このように、試験例1,2,3は、荷重を受けたときに生じるミーゼス応力が低く、優れた耐久性および大きなトルク伝達容量を有していることが実証された。特に、リンクの厚みが厚いほど、その効果は顕著である。
本発明の一実施の形態に係る動力伝達チェーンを備える動力伝達装置としてのチェーン式無段変速機の要部構成を模式的に示す斜視図である。 図1のドライブプーリ(ドリブンプーリ)およびチェーンの部分的な拡大断面図である。 チェーンの要部の断面図である。 (A)は、図3のIVA−IVA線に沿う断面図であり、(B)は、第1のピンの端面をチェーン幅方向に沿って見たときの図である。 本発明の別の実施の形態の要部の断面図である。 本発明のさらに別の実施の形態の要部の断面図である。 図6のVII−VII線に沿う断面図である。 実施例について説明するためのグラフ図である。
符号の説明
1…動力伝達チェーン、2,2B…リンク、3…第1のピン(係合領域を有する動力伝達部材、第1の動力伝達部材、連結部材)、4…第2のピン(第2の動力伝達部材)、9,9B…前貫通孔(第1の貫通孔)、10,10B…後貫通孔(第2の貫通孔)、16…(第1のピンのチェーン幅方向の)端部、24…接触領域(係合領域)、60,70…プーリ、62a,63a,72a,73a…シーブ面、100…無段変速機(動力伝達装置)、200…連結部材、C…接触中心点(係合領域の中心点)、L1,L2…(貫通孔の)長さ、L3…(リンクの)厚さ、L4…(中心点間の)距離、V…直交方向(チェーン進行方向およびチェーン幅方向の双方に直交する方向)、W…チェーン幅方向、X…チェーン進行方向。

Claims (5)

  1. チェーン進行方向に並ぶ複数のリンクと、これらのリンクを互いに連結し、チェーン幅方向に延びる複数の連結部材とを備え、
    プーリに巻き掛けられて駆動するときの上記リンク内の応力場が実質的に平面歪状態となることを特徴とする動力伝達チェーン。

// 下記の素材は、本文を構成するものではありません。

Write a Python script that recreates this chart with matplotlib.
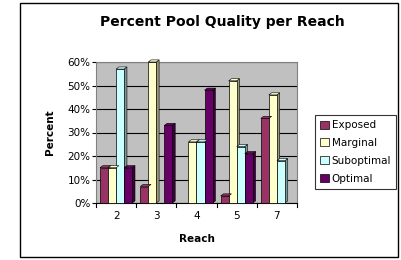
import matplotlib.pyplot as plt
from matplotlib.patches import Rectangle, Polygon
import matplotlib.colors as mcolors

# 各リーチのプール品質割合（%）
reaches = ['2', '3', '4', '5', '7']
exposed = [15, 7, 0, 3, 36]
marginal = [15, 60, 26, 52, 46]
suboptimal = [57, 0, 26, 24, 18]
optimal = [15, 33, 48, 21, 0]

series = [('Exposed', exposed, '#993366'),
          ('Marginal', marginal, '#FFFFCC'),
          ('Suboptimal', suboptimal, '#CCFFFF'),
          ('Optimal', optimal, '#660066')]

fig = plt.figure(figsize=(4.02, 2.6), dpi=100)
fig.patches.append(Rectangle((20/402, 3/260), 378/402, 254/260, transform=fig.transFigure,
                             fill=False, edgecolor='black', linewidth=1))

ax = fig.add_axes([96/402, 1-203/260, 201/402, 141/260])
ax.set_facecolor('#C0C0C0')

w = 0.2
dx, dy = 0.07, 0.9
for i, (name, vals, col) in enumerate(series):
    xs = [k - 0.3 + i*w for k in range(len(reaches))]
    bars = ax.bar(xs, vals, width=w, color=col, edgecolor='black', linewidth=0.5, label=name, zorder=3)
    for b in bars:
        b.set_clip_on(False)
    dark = [c*0.6 for c in mcolors.to_rgb(col)]
    for x, v in zip(xs, vals):
        if v <= 0:
            continue
        r = x + w/2
        l = x - w/2
        # 側面と上面で立体感を出す
        ax.add_patch(Polygon([(r, 0), (r+dx, dy), (r+dx, v+dy), (r, v)], closed=True, clip_on=False,
                             facecolor=dark, edgecolor='black', linewidth=0.4, zorder=2.9))
        ax.add_patch(Polygon([(l, v), (l+dx, v+dy), (r+dx, v+dy), (r, v)], closed=True, clip_on=False,
                             facecolor=col, edgecolor='black', linewidth=0.4, zorder=3.1))

ax.set_xlim(-0.5, len(reaches)-0.5)
ax.set_ylim(0, 60)
ax.set_yticks(range(0, 61, 10))
ax.set_yticklabels([f'{v}%' for v in range(0, 61, 10)], fontsize=7.5)
ax.yaxis.grid(True, color='black', linewidth=0.8, zorder=0)
ax.set_axisbelow(True)
ax.set_xticks(range(len(reaches)))
ax.set_xticklabels(reaches, fontsize=7.5)
ax.tick_params(axis='x', length=0, pad=6)
ax.tick_params(axis='y', length=3, pad=1)
for k in range(len(reaches)+1):
    ax.plot([k-0.5, k-0.5], [0, -1.5], color='black', linewidth=0.8, clip_on=False)
for s in ['top', 'right']:
    ax.spines[s].set_color('#808080')
ax.spines['left'].set_color('#808080')
ax.spines['bottom'].set_color('black')

ax.set_ylabel('Percent', fontsize=7.5, fontweight='bold', labelpad=9)
ax.set_xlabel('Reach', fontsize=7.5, fontweight='bold', labelpad=9)
fig.text(222/402, 1-22/260, 'Percent Pool Quality per Reach', ha='center', va='center',
         fontsize=10, fontweight='bold')

leg = ax.legend(loc='center left', bbox_to_anchor=(315/402, 1-152/260), bbox_transform=fig.transFigure,
                fontsize=7.5, frameon=True, fancybox=False, edgecolor='black', borderpad=0.5,
                handlelength=0.8, handleheight=0.8, handletextpad=0.3, labelspacing=0.75,
                borderaxespad=0)
leg.get_frame().set_linewidth(0.8)

plt.savefig('out.png', dpi=100)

  2. 請求項1において、上記リンクは、連結部材が挿通される貫通孔を含み、
    チェーン進行方向およびチェーン幅方向の双方に直交する方向に沿っての貫通孔の長さに対するチェーン幅方向に沿ってのリンクの厚さの割合が、2/15〜5/15の範囲に設定されていることを特徴とする動力伝達チェーン。
  3. 請求項1または2において、上記連結部材は、チェーン幅方向の一対の端部に、それぞれ、プーリに動力伝達可能に係合する一対の係合領域を有する動力伝達部材を含み、
    上記一対の係合領域のそれぞれの中心点間の距離に対するリンクの厚さの割合が、1/30〜3/30の範囲に設定されていることを特徴とする動力伝達チェーン。

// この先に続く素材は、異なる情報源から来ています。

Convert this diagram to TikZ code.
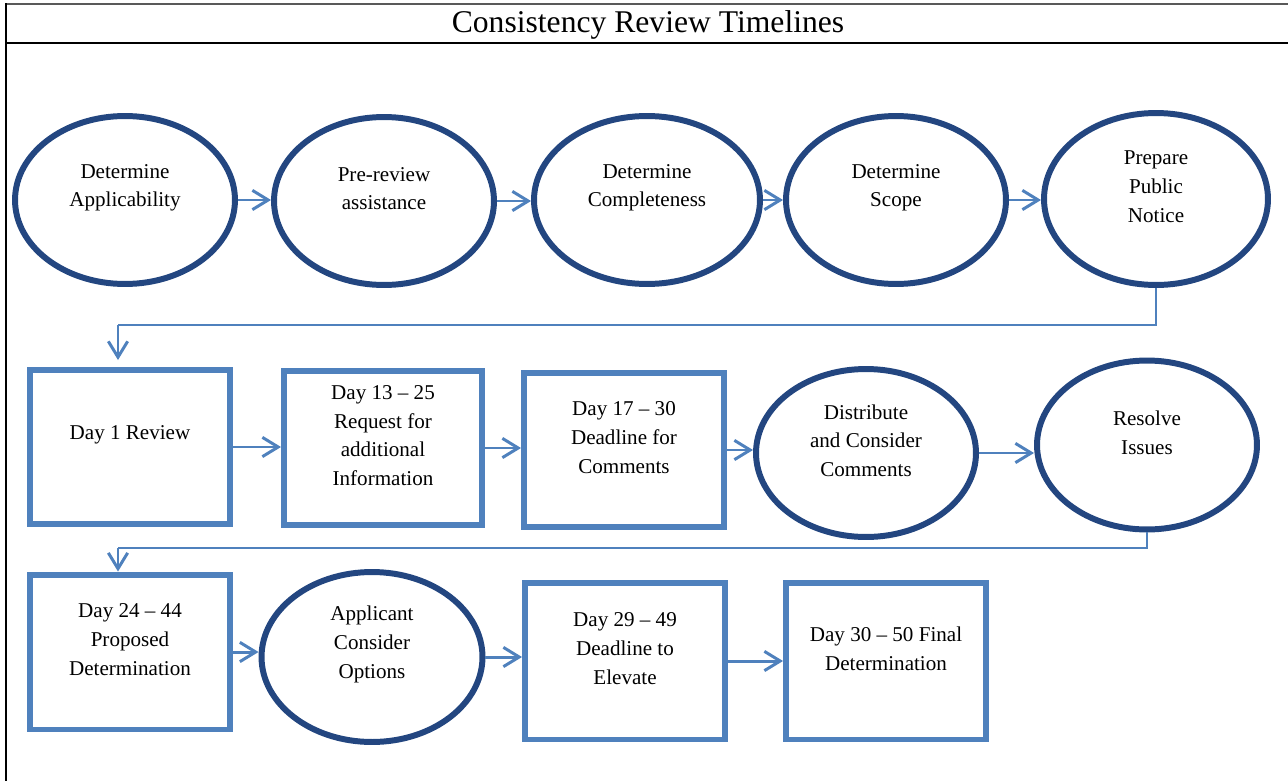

  4. 請求項1〜3の何れか1項において、上記リンクは、チェーン進行方向に並んで配置され対応する連結部材がそれぞれ挿通される第1および第2の貫通孔を含み、
    上記連結部材は、プーリに動力伝達可能に係合する第1の動力伝達部材および当該第1の動力伝達部材に転がり摺動接触する第2の動力伝達部材を含み、
    上記第1の貫通孔には、対応する第1の動力伝達部材が相対移動可能に嵌め入れられると共に対応する第2の動力伝達部材が相対移動を規制されて嵌め入れられ、
    上記第2の貫通孔には、対応する第1の動力伝達部材が相対移動を規制されて嵌め入れられると共に対応する第2の動力伝達部材が相対移動可能に嵌め入れられることを特徴とする動力伝達チェーン。
  5. 相対向する一対の円錐面状のシーブ面をそれぞれ有する第1および第2のプーリと、これらのプーリ間に巻き掛けられ、シーブ面に係合して動力を伝達する請求項1〜4の何れか1項に記載の動力伝達チェーンとを備えることを特徴とする動力伝達装置。